* _PROBLEM REQUIREMENTS_: Copy exactly the lines from the start of the material through the line with "0.095, 0.13, 0.205]". Pictures stay out of the copy.

* _DATA SECTION_:
⁂
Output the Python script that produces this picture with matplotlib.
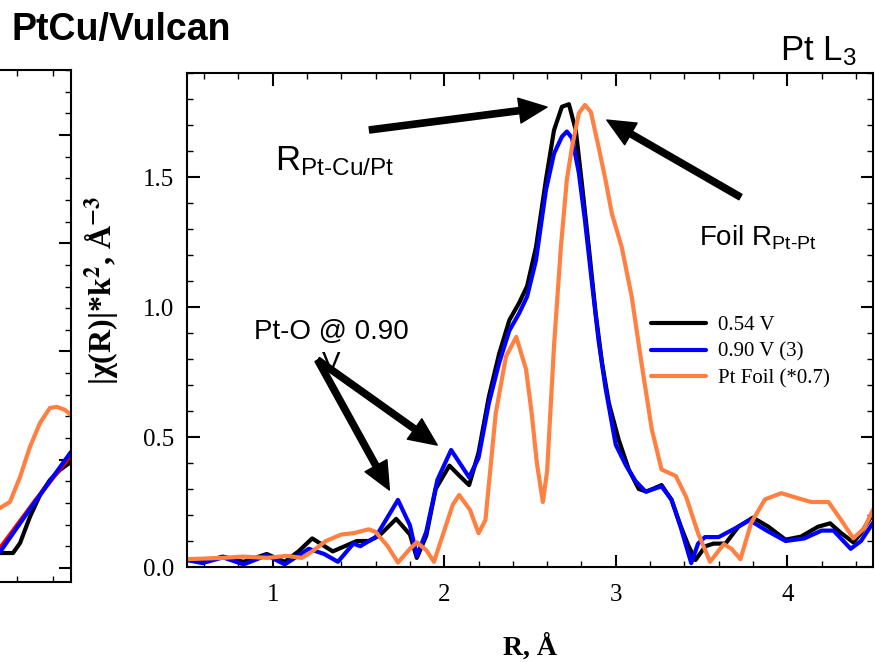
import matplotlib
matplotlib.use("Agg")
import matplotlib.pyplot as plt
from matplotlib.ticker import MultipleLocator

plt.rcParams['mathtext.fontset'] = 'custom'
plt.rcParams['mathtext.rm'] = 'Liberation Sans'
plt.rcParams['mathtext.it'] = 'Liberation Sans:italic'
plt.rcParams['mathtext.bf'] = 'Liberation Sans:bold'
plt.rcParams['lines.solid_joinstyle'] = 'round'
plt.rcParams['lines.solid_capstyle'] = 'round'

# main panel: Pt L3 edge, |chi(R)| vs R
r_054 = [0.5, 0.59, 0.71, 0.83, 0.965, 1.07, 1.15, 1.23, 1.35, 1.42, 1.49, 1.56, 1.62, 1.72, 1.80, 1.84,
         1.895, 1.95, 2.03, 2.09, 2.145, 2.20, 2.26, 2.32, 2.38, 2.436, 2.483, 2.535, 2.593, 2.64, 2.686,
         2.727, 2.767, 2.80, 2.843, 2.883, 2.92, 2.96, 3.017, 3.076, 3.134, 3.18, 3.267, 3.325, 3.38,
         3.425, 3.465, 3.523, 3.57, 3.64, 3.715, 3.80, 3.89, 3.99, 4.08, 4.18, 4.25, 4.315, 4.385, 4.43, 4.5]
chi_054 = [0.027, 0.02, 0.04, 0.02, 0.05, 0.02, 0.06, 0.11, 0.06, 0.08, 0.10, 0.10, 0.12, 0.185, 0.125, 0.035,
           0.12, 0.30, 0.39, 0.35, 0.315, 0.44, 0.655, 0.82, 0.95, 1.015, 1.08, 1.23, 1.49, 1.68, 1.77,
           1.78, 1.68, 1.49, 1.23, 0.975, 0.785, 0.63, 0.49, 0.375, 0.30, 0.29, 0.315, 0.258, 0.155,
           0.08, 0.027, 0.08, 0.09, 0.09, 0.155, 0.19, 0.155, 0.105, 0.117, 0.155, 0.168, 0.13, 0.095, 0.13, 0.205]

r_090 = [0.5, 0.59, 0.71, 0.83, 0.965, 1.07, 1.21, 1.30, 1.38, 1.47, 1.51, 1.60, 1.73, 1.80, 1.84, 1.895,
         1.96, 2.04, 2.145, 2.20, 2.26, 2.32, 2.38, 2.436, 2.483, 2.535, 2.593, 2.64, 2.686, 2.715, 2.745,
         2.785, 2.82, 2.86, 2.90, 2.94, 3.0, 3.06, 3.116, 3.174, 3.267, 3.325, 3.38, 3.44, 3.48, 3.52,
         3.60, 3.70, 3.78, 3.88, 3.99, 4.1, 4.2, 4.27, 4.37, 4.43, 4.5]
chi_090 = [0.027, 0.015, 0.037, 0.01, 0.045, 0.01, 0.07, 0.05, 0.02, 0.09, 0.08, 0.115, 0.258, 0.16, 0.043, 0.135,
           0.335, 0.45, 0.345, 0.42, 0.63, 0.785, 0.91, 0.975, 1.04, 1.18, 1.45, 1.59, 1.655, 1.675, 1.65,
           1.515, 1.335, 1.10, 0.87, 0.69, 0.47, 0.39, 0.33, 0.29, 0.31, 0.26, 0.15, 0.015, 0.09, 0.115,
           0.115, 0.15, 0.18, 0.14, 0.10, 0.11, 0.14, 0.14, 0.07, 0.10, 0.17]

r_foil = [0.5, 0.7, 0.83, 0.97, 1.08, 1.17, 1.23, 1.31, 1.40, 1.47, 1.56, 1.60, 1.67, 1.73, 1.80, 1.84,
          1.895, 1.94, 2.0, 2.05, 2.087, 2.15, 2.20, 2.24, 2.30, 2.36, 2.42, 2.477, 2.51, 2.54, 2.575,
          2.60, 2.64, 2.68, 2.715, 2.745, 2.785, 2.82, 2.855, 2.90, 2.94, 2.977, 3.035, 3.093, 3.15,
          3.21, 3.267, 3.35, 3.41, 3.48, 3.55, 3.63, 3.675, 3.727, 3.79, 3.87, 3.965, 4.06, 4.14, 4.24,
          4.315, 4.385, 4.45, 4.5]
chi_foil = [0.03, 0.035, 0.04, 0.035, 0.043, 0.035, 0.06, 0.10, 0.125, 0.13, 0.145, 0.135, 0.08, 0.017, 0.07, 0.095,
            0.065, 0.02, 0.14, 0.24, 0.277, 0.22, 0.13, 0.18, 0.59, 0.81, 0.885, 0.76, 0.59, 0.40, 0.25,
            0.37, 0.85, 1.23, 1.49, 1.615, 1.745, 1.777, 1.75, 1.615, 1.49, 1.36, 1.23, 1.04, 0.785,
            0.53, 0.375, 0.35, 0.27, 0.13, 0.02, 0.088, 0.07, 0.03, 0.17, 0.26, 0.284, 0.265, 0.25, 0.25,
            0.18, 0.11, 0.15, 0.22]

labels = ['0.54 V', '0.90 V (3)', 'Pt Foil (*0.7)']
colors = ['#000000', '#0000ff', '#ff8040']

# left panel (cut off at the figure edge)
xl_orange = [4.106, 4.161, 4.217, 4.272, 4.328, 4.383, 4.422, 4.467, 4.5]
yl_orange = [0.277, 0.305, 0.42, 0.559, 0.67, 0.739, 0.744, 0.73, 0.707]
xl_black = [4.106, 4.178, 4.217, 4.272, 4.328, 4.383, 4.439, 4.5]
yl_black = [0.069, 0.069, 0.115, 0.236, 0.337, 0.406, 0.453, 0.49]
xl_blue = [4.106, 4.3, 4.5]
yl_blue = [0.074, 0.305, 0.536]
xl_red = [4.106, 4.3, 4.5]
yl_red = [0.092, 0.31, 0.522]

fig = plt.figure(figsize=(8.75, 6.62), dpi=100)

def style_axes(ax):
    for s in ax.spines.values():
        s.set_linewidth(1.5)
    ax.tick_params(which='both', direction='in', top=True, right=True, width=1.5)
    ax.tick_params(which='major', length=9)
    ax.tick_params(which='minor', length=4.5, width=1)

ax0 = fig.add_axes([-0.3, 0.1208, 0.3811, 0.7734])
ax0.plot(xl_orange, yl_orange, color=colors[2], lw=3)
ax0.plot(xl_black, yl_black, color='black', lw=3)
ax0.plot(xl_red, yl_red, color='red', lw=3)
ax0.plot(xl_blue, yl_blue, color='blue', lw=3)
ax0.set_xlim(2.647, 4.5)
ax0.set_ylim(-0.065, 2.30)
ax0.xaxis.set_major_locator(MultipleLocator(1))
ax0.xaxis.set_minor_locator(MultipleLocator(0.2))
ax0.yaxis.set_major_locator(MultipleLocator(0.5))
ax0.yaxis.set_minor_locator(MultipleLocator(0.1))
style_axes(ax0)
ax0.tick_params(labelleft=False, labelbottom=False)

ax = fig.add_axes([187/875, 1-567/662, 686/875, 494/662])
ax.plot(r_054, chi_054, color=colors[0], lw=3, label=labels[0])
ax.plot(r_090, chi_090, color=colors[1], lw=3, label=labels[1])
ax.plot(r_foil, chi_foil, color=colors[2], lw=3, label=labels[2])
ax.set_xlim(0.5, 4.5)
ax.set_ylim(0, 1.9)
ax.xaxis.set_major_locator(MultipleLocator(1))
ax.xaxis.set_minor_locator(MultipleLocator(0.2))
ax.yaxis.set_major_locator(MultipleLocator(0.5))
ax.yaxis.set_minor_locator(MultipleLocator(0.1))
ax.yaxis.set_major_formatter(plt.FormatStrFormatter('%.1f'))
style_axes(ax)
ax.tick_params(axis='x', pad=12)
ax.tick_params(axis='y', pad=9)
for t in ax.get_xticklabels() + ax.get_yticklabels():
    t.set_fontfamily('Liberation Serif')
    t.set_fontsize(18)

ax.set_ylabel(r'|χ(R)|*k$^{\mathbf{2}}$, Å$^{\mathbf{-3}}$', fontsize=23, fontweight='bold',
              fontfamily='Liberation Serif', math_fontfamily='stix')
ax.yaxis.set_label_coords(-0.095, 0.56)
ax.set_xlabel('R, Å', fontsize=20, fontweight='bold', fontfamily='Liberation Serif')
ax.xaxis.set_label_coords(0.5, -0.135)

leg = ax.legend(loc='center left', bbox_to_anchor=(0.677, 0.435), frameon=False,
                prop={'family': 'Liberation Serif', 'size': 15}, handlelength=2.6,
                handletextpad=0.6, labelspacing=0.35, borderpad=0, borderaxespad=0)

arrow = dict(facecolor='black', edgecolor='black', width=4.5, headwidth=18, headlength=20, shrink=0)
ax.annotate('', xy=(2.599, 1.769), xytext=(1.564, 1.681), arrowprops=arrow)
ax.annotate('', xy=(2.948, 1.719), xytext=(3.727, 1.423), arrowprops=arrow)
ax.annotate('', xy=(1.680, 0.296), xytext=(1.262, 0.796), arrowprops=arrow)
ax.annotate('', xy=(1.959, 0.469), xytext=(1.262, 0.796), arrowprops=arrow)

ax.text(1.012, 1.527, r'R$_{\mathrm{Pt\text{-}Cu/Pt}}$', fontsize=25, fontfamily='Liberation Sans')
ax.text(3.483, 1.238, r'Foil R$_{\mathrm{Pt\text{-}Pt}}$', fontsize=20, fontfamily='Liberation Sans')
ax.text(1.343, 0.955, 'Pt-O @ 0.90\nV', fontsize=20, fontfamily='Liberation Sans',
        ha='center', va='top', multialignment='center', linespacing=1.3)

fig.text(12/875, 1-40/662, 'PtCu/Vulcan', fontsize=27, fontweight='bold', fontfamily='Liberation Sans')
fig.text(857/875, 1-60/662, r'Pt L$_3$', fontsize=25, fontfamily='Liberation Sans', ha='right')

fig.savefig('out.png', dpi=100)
⁂
* _THE OUTPUT_:
Output the Python script that produces this picture with matplotlib.
import matplotlib
matplotlib.use("Agg")
import matplotlib.pyplot as plt
from matplotlib.ticker import MultipleLocator

plt.rcParams['mathtext.fontset'] = 'custom'
plt.rcParams['mathtext.rm'] = 'Liberation Sans'
plt.rcParams['mathtext.it'] = 'Liberation Sans:italic'
plt.rcParams['mathtext.bf'] = 'Liberation Sans:bold'
plt.rcParams['lines.solid_joinstyle'] = 'round'
plt.rcParams['lines.solid_capstyle'] = 'round'

# main panel: Pt L3 edge, |chi(R)| vs R
r_054 = [0.5, 0.59, 0.71, 0.83, 0.965, 1.07, 1.15, 1.23, 1.35, 1.42, 1.49, 1.56, 1.62, 1.72, 1.80, 1.84,
         1.895, 1.95, 2.03, 2.09, 2.145, 2.20, 2.26, 2.32, 2.38, 2.436, 2.483, 2.535, 2.593, 2.64, 2.686,
         2.727, 2.767, 2.80, 2.843, 2.883, 2.92, 2.96, 3.017, 3.076, 3.134, 3.18, 3.267, 3.325, 3.38,
         3.425, 3.465, 3.523, 3.57, 3.64, 3.715, 3.80, 3.89, 3.99, 4.08, 4.18, 4.25, 4.315, 4.385, 4.43, 4.5]
chi_054 = [0.027, 0.02, 0.04, 0.02, 0.05, 0.02, 0.06, 0.11, 0.06, 0.08, 0.10, 0.10, 0.12, 0.185, 0.125, 0.035,
           0.12, 0.30, 0.39, 0.35, 0.315, 0.44, 0.655, 0.82, 0.95, 1.015, 1.08, 1.23, 1.49, 1.68, 1.77,
           1.78, 1.68, 1.49, 1.23, 0.975, 0.785, 0.63, 0.49, 0.375, 0.30, 0.29, 0.315, 0.258, 0.155,
           0.08, 0.027, 0.08, 0.09, 0.09, 0.155, 0.19, 0.155, 0.105, 0.117, 0.155, 0.168, 0.13, 0.095, 0.13, 0.205]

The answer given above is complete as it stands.